3. Your News Feed is fully customisable too
I often get frustrated because whatever controls my news feed (presumably an algorithm of some kind) has decided that I need to hear a lot more about a certain person – and when I do, I change my settings! You get to your mini-feed settings by clicking on “preferences” in the top right corner of the feed itself. As well as telling your feed to show you more or less about certain people, you can also use their snazzy slider bars to adjust how much your feed shows you about things like photos, status updates, notes, groups and the like.
4. Use friend lists to gather friends together in collections
I won’t spend too much time on the new “friend lists” feature, as I wrote quite a comprehensive post on it when it was released back in December; Needless to say they’re a very nifty way of “grouping” your friends in to lists, from which you can then communicate with them a lot more simply. Your friends will never see what lists you’ve added them to – so don’t worry if you add them to the group “People I don’t like much”, they’ll never know!

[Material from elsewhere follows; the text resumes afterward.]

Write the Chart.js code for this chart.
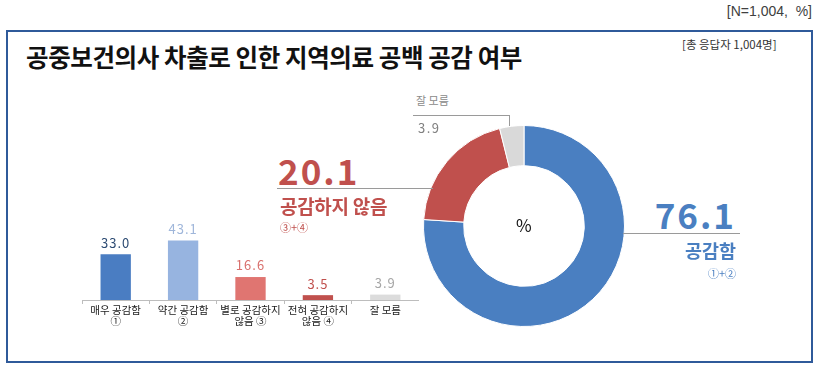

5. Most Facebook elements can be dragged and dropped
As well as your profile, your left hand menu can also be customised. You can drag things between the top (always visible) menu and the bottom (which is only visible when you click “more”) – you can also drag applications in to this menu from your application list. This can be useful if, like me, you’re always playing on certain applications and want to be able to access them from anywhere.
6. Photo comments can be read an album at a time
One of the big things that helps me save time is being able to see all the photo comments in an album at the same time, without having to click through each of the pictures. It might not seem like a useful feature at first – after all, you usually want to see the photo that is being commented on don’t you? But if you find that people keep adding comments to the same album over and over (as they do in some of the family albums I’m tagged in!), you can save quite a bit of time by clicking “View Comments” at the bottom right-hand side of any album’s main page…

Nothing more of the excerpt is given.